Set problem: Repeat the lines below exactly as they appear, but leave out the images.
>> begin
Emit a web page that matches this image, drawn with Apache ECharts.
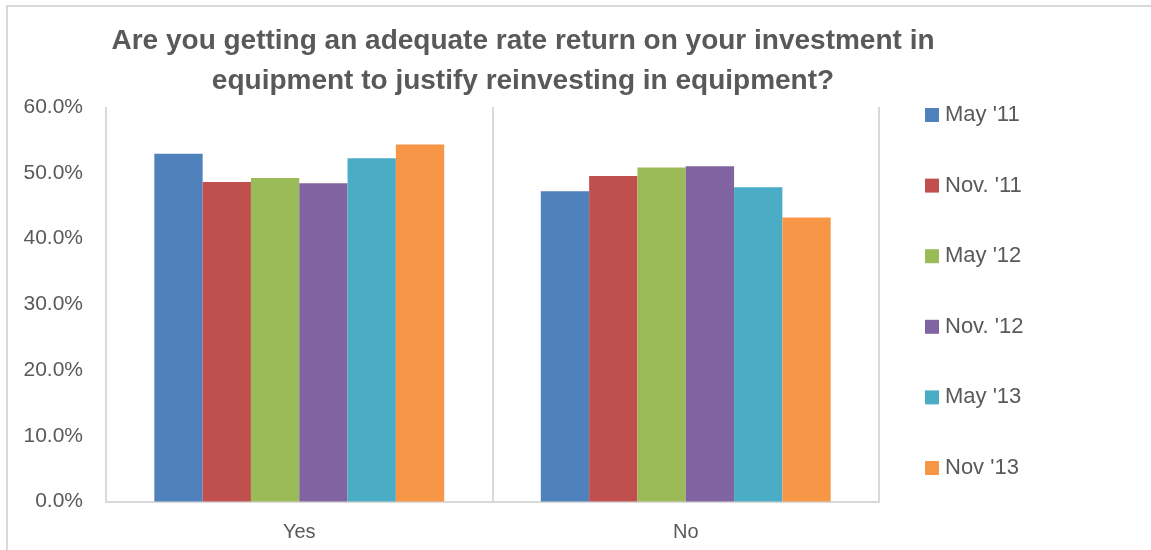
<!DOCTYPE html>
<html>
<head>
<meta charset="utf-8">
<style>
  html, body { margin: 0; padding: 0; background: #ffffff; }
  #chart { width: 1151px; height: 550px; }
</style>
<script src="https://cdn.jsdelivr.net/npm/echarts@6/dist/echarts.min.js"></script>
</head>
<body>
<div id="chart"></div>
<script>
// Survey answers and the survey waves
const categories = ['Yes', 'No'];
const waves = ["May '11", "Nov. '11", "May '12", "Nov. '12", "May '13", "Nov '13"];

// Share of respondents (%) per wave: [Yes, No]
const may11 = [52.9, 47.2];
const nov11 = [48.6, 49.5];
const may12 = [49.2, 50.8];
const nov12 = [48.4, 51.0];
const may13 = [52.2, 47.8];
const nov13 = [54.3, 43.2];

const yTicks = [0, 10, 20, 30, 40, 50, 60];

const seriesValues = [may11, nov11, may12, nov12, may13, nov13];
const palette = ['#4F81BD', '#C0504D', '#9BBB59', '#8064A2', '#4BACC6', '#F79646'];

const font = 'Liberation Sans, Arial, sans-serif';
const textColor = '#595959';
const lineColor = '#D9D9D9';

const chart = echarts.init(document.getElementById('chart'), null, { renderer: 'canvas' });

chart.setOption({
  animation: false,
  backgroundColor: '#ffffff',
  color: palette,
  title: {
    text: 'Are you getting an adequate rate return on your investment in\nequipment to justify reinvesting in equipment?',
    left: 523,
    top: 21,
    padding: 0,
    textAlign: 'center',
    textStyle: {
      fontFamily: font,
      fontWeight: 'bold',
      fontSize: 28,
      lineHeight: 40,
      color: textColor
    }
  },
  legend: {
    orient: 'vertical',
    left: 925,
    top: 104,
    padding: 0,
    itemWidth: 14,
    itemHeight: 14,
    itemGap: 48.6,
    icon: 'rect',
    data: waves,
    textStyle: {
      fontFamily: font,
      fontSize: 22,
      lineHeight: 20,
      color: textColor,
      padding: [0, 0, 0, 1]
    }
  },
  grid: {
    left: 106,
    right: 272,
    top: 107,
    bottom: 48.5,
    containLabel: false
  },
  xAxis: {
    type: 'category',
    data: categories,
    axisLine: { show: true, lineStyle: { color: lineColor, width: 2 } },
    axisTick: { show: false },
    splitLine: { show: true, lineStyle: { color: lineColor, width: 2 } },
    axisLabel: {
      margin: 21,
      fontFamily: font,
      fontSize: 20,
      color: textColor
    }
  },
  yAxis: {
    type: 'value',
    min: yTicks[0],
    max: yTicks[yTicks.length - 1],
    interval: 10,
    axisLine: { show: false },
    axisTick: { show: false },
    splitLine: { show: false },
    axisLabel: {
      margin: 23,
      fontFamily: font,
      fontSize: 21,
      color: textColor,
      formatter: v => v.toFixed(1) + '%'
    }
  },
  graphic: [
    {
      type: 'polyline',
      silent: true,
      shape: { points: [[7, 550], [7, 6], [1151, 6]] },
      style: { stroke: lineColor, lineWidth: 2, fill: null }
    }
  ],
  series: waves.map((name, i) => ({
    name: name,
    type: 'bar',
    data: seriesValues[i],
    barGap: '0%',
    barCategoryGap: '25%',
    itemStyle: { color: palette[i] }
  }))
});
</script>
</body>
</html>
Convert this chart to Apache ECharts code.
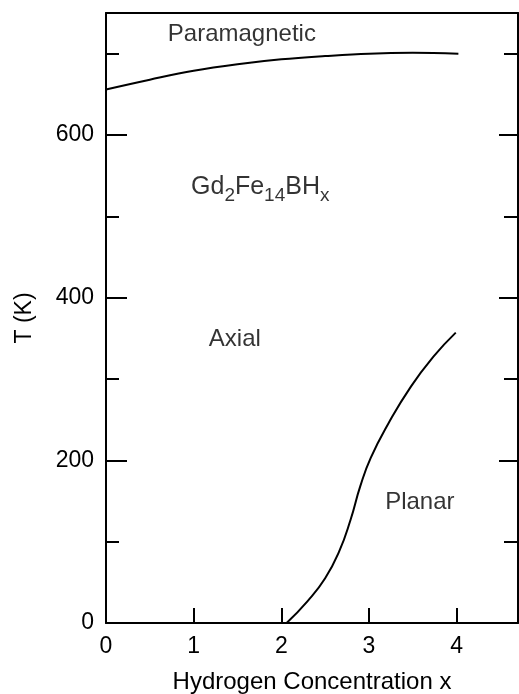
>> end
Reply:
Emit a web page that matches this image, drawn with Apache ECharts.
<!DOCTYPE html>
<html>
<head>
<meta charset="utf-8">
<style>
  html, body { margin: 0; padding: 0; background: #ffffff; }
  #chart { width: 1151px; height: 550px; }
</style>
<script src="https://cdn.jsdelivr.net/npm/echarts@6/dist/echarts.min.js"></script>
</head>
<body>
<div id="chart"></div>
<script>
// Survey answers and the survey waves
const categories = ['Yes', 'No'];
const waves = ["May '11", "Nov. '11", "May '12", "Nov. '12", "May '13", "Nov '13"];

// Share of respondents (%) per wave: [Yes, No]
const may11 = [52.9, 47.2];
const nov11 = [48.6, 49.5];
const may12 = [49.2, 50.8];
const nov12 = [48.4, 51.0];
const may13 = [52.2, 47.8];
const nov13 = [54.3, 43.2];

const yTicks = [0, 10, 20, 30, 40, 50, 60];

const seriesValues = [may11, nov11, may12, nov12, may13, nov13];
const palette = ['#4F81BD', '#C0504D', '#9BBB59', '#8064A2', '#4BACC6', '#F79646'];

const font = 'Liberation Sans, Arial, sans-serif';
const textColor = '#595959';
const lineColor = '#D9D9D9';

const chart = echarts.init(document.getElementById('chart'), null, { renderer: 'canvas' });

chart.setOption({
  animation: false,
  backgroundColor: '#ffffff',
  color: palette,
  title: {
    text: 'Are you getting an adequate rate return on your investment in\nequipment to justify reinvesting in equipment?',
    left: 523,
    top: 21,
    padding: 0,
    textAlign: 'center',
    textStyle: {
      fontFamily: font,
      fontWeight: 'bold',
      fontSize: 28,
      lineHeight: 40,
      color: textColor
    }
  },
  legend: {
    orient: 'vertical',
    left: 925,
    top: 104,
    padding: 0,
    itemWidth: 14,
    itemHeight: 14,
    itemGap: 48.6,
    icon: 'rect',
    data: waves,
    textStyle: {
      fontFamily: font,
      fontSize: 22,
      lineHeight: 20,
      color: textColor,
      padding: [0, 0, 0, 1]
    }
  },
  grid: {
    left: 106,
    right: 272,
    top: 107,
    bottom: 48.5,
    containLabel: false
  },
  xAxis: {
    type: 'category',
    data: categories,
    axisLine: { show: true, lineStyle: { color: lineColor, width: 2 } },
    axisTick: { show: false },
    splitLine: { show: true, lineStyle: { color: lineColor, width: 2 } },
    axisLabel: {
      margin: 21,
      fontFamily: font,
      fontSize: 20,
      color: textColor
    }
  },
  yAxis: {
    type: 'value',
    min: yTicks[0],
    max: yTicks[yTicks.length - 1],
    interval: 10,
    axisLine: { show: false },
    axisTick: { show: false },
    splitLine: { show: false },
    axisLabel: {
      margin: 23,
      fontFamily: font,
      fontSize: 21,
      color: textColor,
      formatter: v => v.toFixed(1) + '%'
    }
  },
  graphic: [
    {
      type: 'polyline',
      silent: true,
      shape: { points: [[7, 550], [7, 6], [1151, 6]] },
      style: { stroke: lineColor, lineWidth: 2, fill: null }
    }
  ],
  series: waves.map((name, i) => ({
    name: name,
    type: 'bar',
    data: seriesValues[i],
    barGap: '0%',
    barCategoryGap: '25%',
    itemStyle: { color: palette[i] }
  }))
});
</script>
</body>
</html>
Convert this chart to Apache ECharts code.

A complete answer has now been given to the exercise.